I link to this, because it's a good overview, because it's about bloggers and this is a blog, but mostly because the guy who wrote it shares the seats next to me at Giants games, and I'm hoping he'll see I've linked to him and he'll bring me some cool Little Man souvenirs this season:
Apple Computer has sued three bloggers -- so-called because of their authorship of online publications known as Web logs, or blogs for short -- in an attempt to uncover anonymous sources who may have illegally leaked some of Apple's internal trade secrets.
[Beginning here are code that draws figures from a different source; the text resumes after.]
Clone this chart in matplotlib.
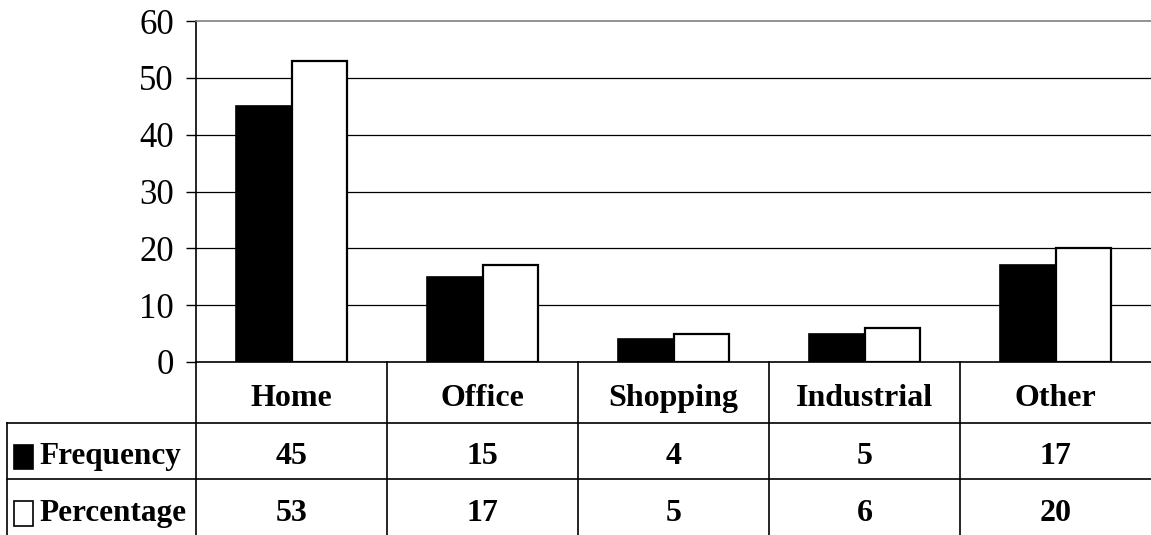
import matplotlib.pyplot as plt
from matplotlib.patches import Rectangle
from matplotlib.transforms import blended_transform_factory

categories = ["Home", "Office", "Shopping", "Industrial", "Other"]
frequency = [45, 15, 4, 5, 17]
percentage = [53, 17, 5, 6, 20]
series_names = ["Frequency", "Percentage"]
y_ticks = [0, 10, 20, 30, 40, 50, 60]

plt.rcParams["font.family"] = ["Liberation Serif", "DejaVu Serif"]

fig = plt.figure(figsize=(11.51, 5.35), dpi=100)
ax = fig.add_axes([196 / 1151, 173 / 535, 955 / 1151, 341 / 535])

x = list(range(len(categories)))
w = 0.29
ax.bar([i - w / 2 for i in x], frequency, w, color="black", edgecolor="black",
       linewidth=1.2, zorder=3)
ax.bar([i + w / 2 for i in x], percentage, w, color="white", edgecolor="black",
       linewidth=1.6, zorder=3)

ax.set_xlim(-0.5, len(categories) - 0.5)
ax.set_ylim(0, 60)
ax.set_yticks(y_ticks)
ax.set_yticklabels([str(t) for t in y_ticks], fontsize=25)
ax.set_xticks([])
ax.tick_params(axis="y", direction="out", length=7, width=1, pad=9)

for t in y_ticks[1:-1]:
    ax.axhline(t, color="black", linewidth=0.9, zorder=1)

for side in ["right", "bottom"]:
    ax.spines[side].set_visible(False)
ax.spines["top"].set_color("#808080")
ax.spines["top"].set_linewidth(1.2)
ax.spines["left"].set_linewidth(1.2)

# data table under the chart
trans = blended_transform_factory(ax.transData, ax.transAxes)
left = -1.49
rows = [-0.179, -0.343, -0.51]
centers = [-0.106, -0.278, -0.445]

ax.plot([-0.5, len(categories) - 0.5], [0, 0], color="black", lw=1.2,
        transform=trans, clip_on=False)
for y in rows[:2]:
    ax.plot([left, len(categories) - 0.5], [y, y], color="black", lw=1.2,
            transform=trans, clip_on=False)
ax.plot([left, left], [rows[0], rows[2]], color="black", lw=1.2,
        transform=trans, clip_on=False)
for i in range(len(categories)):
    ax.plot([i - 0.5, i - 0.5], [0, rows[2]], color="black", lw=1.2,
            transform=trans, clip_on=False)

txt = dict(fontsize=23, fontweight="bold", ha="center", va="center",
           transform=trans, clip_on=False)
for i, cat in enumerate(categories):
    ax.text(i, centers[0], cat, **txt)
    ax.text(i, centers[1], str(frequency[i]), **txt)
    ax.text(i, centers[2], str(percentage[i]), **txt)

for name, face, yc in zip(series_names, ["black", "white"], centers[1:]):
    ax.add_patch(Rectangle((-1.455, yc - 0.036), 0.104, 0.072, facecolor=face,
                           edgecolor="black", lw=1.2, transform=trans,
                           clip_on=False))
    ax.text(-1.32, yc, name, fontsize=22.5, fontweight="bold", ha="left",
            va="center", transform=trans, clip_on=False)

fig.savefig("out.png", dpi=100)
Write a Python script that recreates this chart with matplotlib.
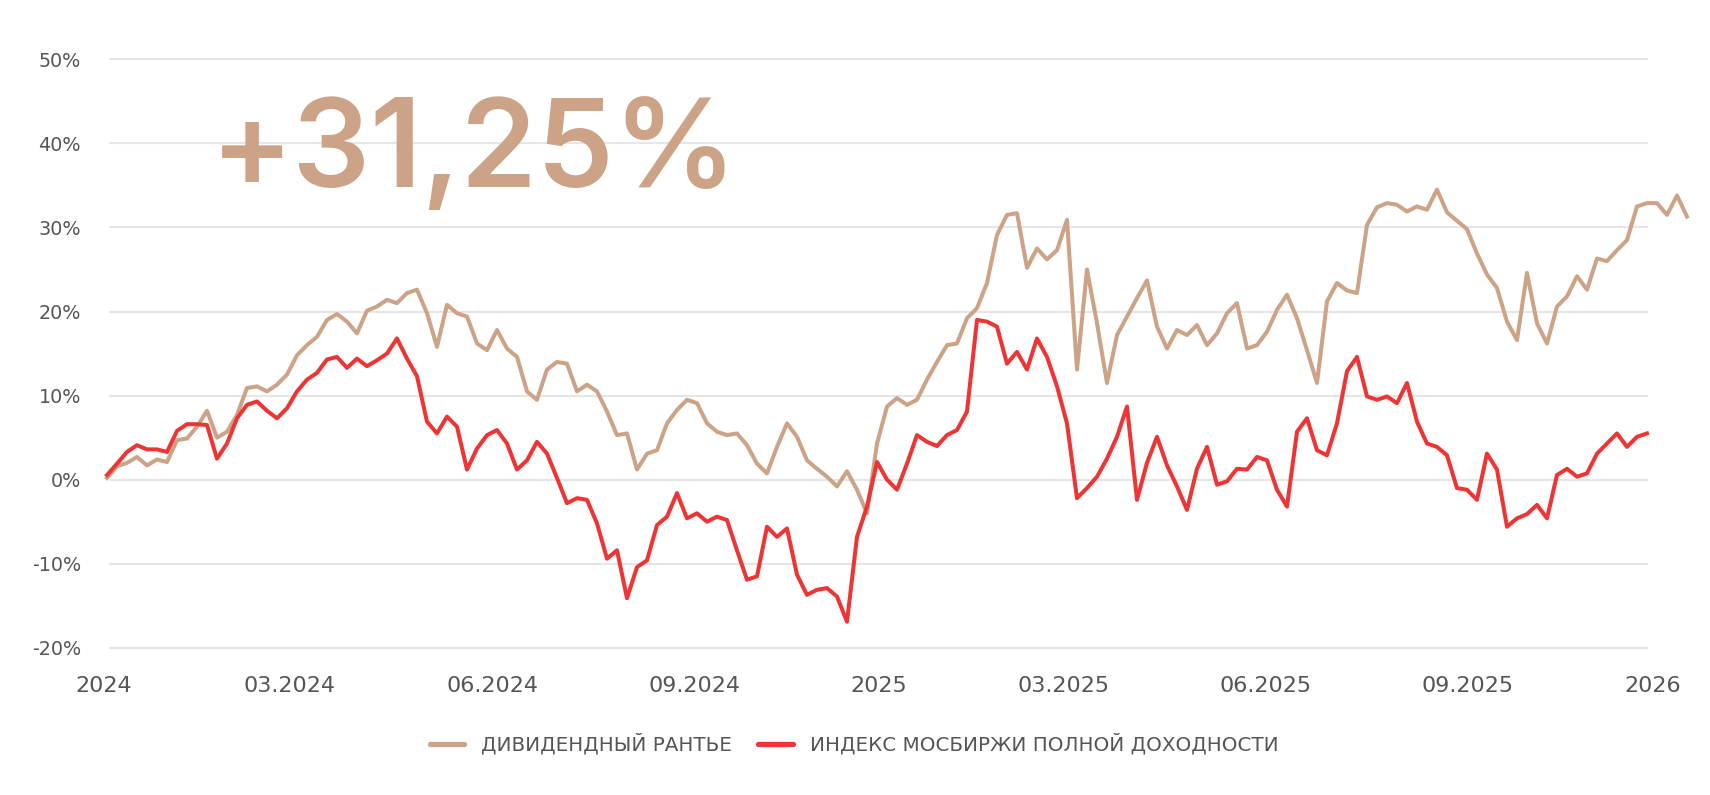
import matplotlib
matplotlib.use("Agg")
import matplotlib.pyplot as plt
import numpy as np

# ---------------- data (percent, roughly one point every few trading days) ----------------
dividend_rentier = [
    0.2, 1.6, 2.0, 2.7, 1.7, 2.4, 2.1, 4.7, 4.9, 6.3, 8.2, 5.0, 5.7, 7.7, 10.9, 11.1, 10.5, 11.3, 12.5, 14.8,
    16.0, 17.0, 19.0, 19.7, 18.8, 17.4, 20.1, 20.6, 21.4, 21.0, 22.2, 22.6, 19.8, 15.8, 20.8, 19.8, 19.4, 16.2, 15.4, 17.8,
    15.6, 14.6, 10.5, 9.5, 13.1, 14.0, 13.8, 10.5, 11.3, 10.5, 8.1, 5.3, 5.5, 1.2, 3.1, 3.5, 6.7, 8.3, 9.5, 9.1,
    6.7, 5.7, 5.3, 5.5, 4.1, 1.9, 0.75, 3.9, 6.7, 5.1, 2.3, 1.3, 0.35, -0.8, 1.0, -1.2, -4.0, 4.3, 8.7, 9.7,
    8.9, 9.5, 11.9, 14.0, 16.0, 16.2, 19.2, 20.4, 23.4, 29.1, 31.5, 31.7, 25.2, 27.5, 26.2, 27.3, 30.9, 13.1, 25.0, 18.6,
    11.5, 17.2, 19.4, 21.6, 23.7, 18.2, 15.6, 17.8, 17.2, 18.4, 16.0, 17.4, 19.8, 21.0, 15.6, 16.0, 17.6, 20.2, 22.0, 19.2,
    15.4, 11.5, 21.2, 23.4, 22.5, 22.2, 30.3, 32.4, 32.9, 32.7, 31.9, 32.5, 32.1, 34.5, 31.8, 30.8, 29.8, 26.9, 24.4, 22.8,
    18.8, 16.6, 24.6, 18.6, 16.2, 20.6, 21.8, 24.2, 22.6, 26.3, 26.0, 27.3, 28.5, 32.5, 32.9, 32.9, 31.5, 33.8, 31.3,
]

moex_total_return = [
    0.55, 1.9, 3.3, 4.1, 3.6, 3.6, 3.3, 5.8, 6.6, 6.6, 6.5, 2.5, 4.3, 7.3, 8.9, 9.3, 8.2, 7.3, 8.5, 10.5,
    11.9, 12.7, 14.3, 14.6, 13.3, 14.4, 13.5, 14.2, 15.0, 16.8, 14.4, 12.3, 6.9, 5.5, 7.5, 6.3, 1.2, 3.7, 5.3, 5.9,
    4.3, 1.2, 2.3, 4.5, 3.1, 0.2, -2.8, -2.2, -2.4, -5.2, -9.4, -8.4, -14.1, -10.4, -9.6, -5.4, -4.4, -1.6, -4.6, -4.0,
    -5.0, -4.4, -4.8, -8.4, -11.9, -11.5, -5.6, -6.8, -5.8, -11.3, -13.7, -13.1, -12.9, -13.9, -16.9, -6.8, -3.2, 2.1, 0.0, -1.2,
    1.9, 5.3, 4.5, 4.0, 5.3, 5.9, 8.1, 19.0, 18.8, 18.2, 13.8, 15.2, 13.1, 16.8, 14.6, 11.1, 6.7, -2.2, -1.0, 0.35,
    2.5, 5.1, 8.7, -2.4, 2.0, 5.1, 1.7, -0.8, -3.6, 1.3, 3.9, -0.6, -0.2, 1.3, 1.2, 2.7, 2.3, -1.2, -3.2, 5.7,
    7.3, 3.5, 2.9, 6.7, 12.9, 14.6, 9.9, 9.5, 9.9, 9.1, 11.5, 6.9, 4.3, 3.9, 2.9, -1.0, -1.2, -2.4, 3.1, 1.2,
    -5.6, -4.6, -4.1, -3.0, -4.6, 0.55, 1.3, 0.35, 0.75, 3.1, 4.3, 5.5, 3.9, 5.1, 5.5,
]

series_names = ["ДИВИДЕНДНЫЙ РАНТЬЕ", "ИНДЕКС МОСБИРЖИ ПОЛНОЙ ДОХОДНОСТИ"]
x_tick_labels = ["2024", "03.2024", "06.2024", "09.2024", "2025", "03.2025", "06.2025", "09.2025", "2026"]
y_ticks = [-20, -10, 0, 10, 20, 30, 40, 50]
headline = "+31,25%"

# ---------------- layout / style ----------------
W, H = 1710, 795
TAN = "#CCA387"
RED = "#EE3535"
GRAY = "#555555"
GRID = "#E6E6E6"
x_tick_pos = [-0.3, 18.25, 38.5, 58.7, 77.2, 95.7, 115.9, 136.1, 154.6]

fig = plt.figure(figsize=(W / 100, H / 100), dpi=100)
fig.patch.set_facecolor("white")
ax = fig.add_axes([100 / W, (H - 660) / H, 1600 / W, 620 / H])
ax.set_xlim(-0.7, 159.3)
ax.set_ylim(-21.45, 52.3)
for s in ax.spines.values():
    s.set_visible(False)
ax.set_facecolor("none")

ax.hlines(y_ticks, 0.2, 154.1, color=GRID, lw=1.5, zorder=0)

l1, = ax.plot(np.arange(len(dividend_rentier)), dividend_rentier, color=TAN, lw=2.9,
              solid_joinstyle="round", zorder=2, clip_on=False)
l2, = ax.plot(np.arange(len(moex_total_return)), moex_total_return, color=RED, lw=2.9,
              solid_joinstyle="round", zorder=3, clip_on=False)

ax.set_yticks(y_ticks)
ax.set_yticklabels([f"{v}%" for v in y_ticks])
ax.tick_params(axis="y", length=0, pad=13.7, labelsize=13.8, labelcolor=GRAY)
ax.set_xticks(x_tick_pos)
ax.set_xticklabels(x_tick_labels)
ax.tick_params(axis="x", length=0, pad=11.5, labelsize=16, labelcolor=GRAY)

fig.text(211 / W, 1 - 187 / H, headline, fontsize=88, family=["Inter", "Open Sans"], weight="semibold",
         color=TAN, ha="left", va="baseline")

leg = fig.legend([l1, l2], series_names, loc="center", bbox_to_anchor=(854 / W, 1 - 744 / H),
                 ncol=2, frameon=False, fontsize=14.3, handlelength=1.76, handletextpad=0.85,
                 columnspacing=1.3, labelcolor=GRAY)
for ln in leg.get_lines():
    ln.set_linewidth(3.8)
    ln.set_solid_capstyle("round")

fig.savefig("out.png", dpi=100, facecolor="white")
Traditional journalists confronted with similar demands to reveal sources could rely on California's Shield Law, which protects reporters from having to reveal unpublished information, which in many cases includes the name of the source. Superior Court Judge James Kleinberg issued a tentative ruling last week that the bloggers who reported about Apple don't deserve the same protection. Kleinberg's final decision is due this week....
[F]or all their gains, bloggers remain a disparate group. Many media experts embrace the notion that bloggers deserve the same First Amendment protections accorded all citizens. But they're not sure bloggers are actually journalists in every instance, entitled to special privileges under shield laws adopted in some states, including California.
"Under the First Amendment of the Constitution, I would be hard-pressed to find any distinction between bloggers and journalists," said Paul Grabowicz, director of the New Media program at the UC Berkeley Graduate School of Journalism. But, he added, "There are some potentially really bad things that could come without any distinction. Principal among them is, if there is no distinction, things like shield laws that protect journalists go away, because they apply to everybody else."
That was just the case last month when the New York Times and Time Magazine said the First Amendment offered shield law protection to their reporters. Judge David Sentelle of the Washington, D.C., Circuit Court of Appeals, disagreed, however, asking, "Does the privilege also protect the proprietor of a Web log, the stereotypical 'blogger' sitting in his pajamas at his personal computer posting on the World Wide Web ... to inform whoever happens to browse his way?"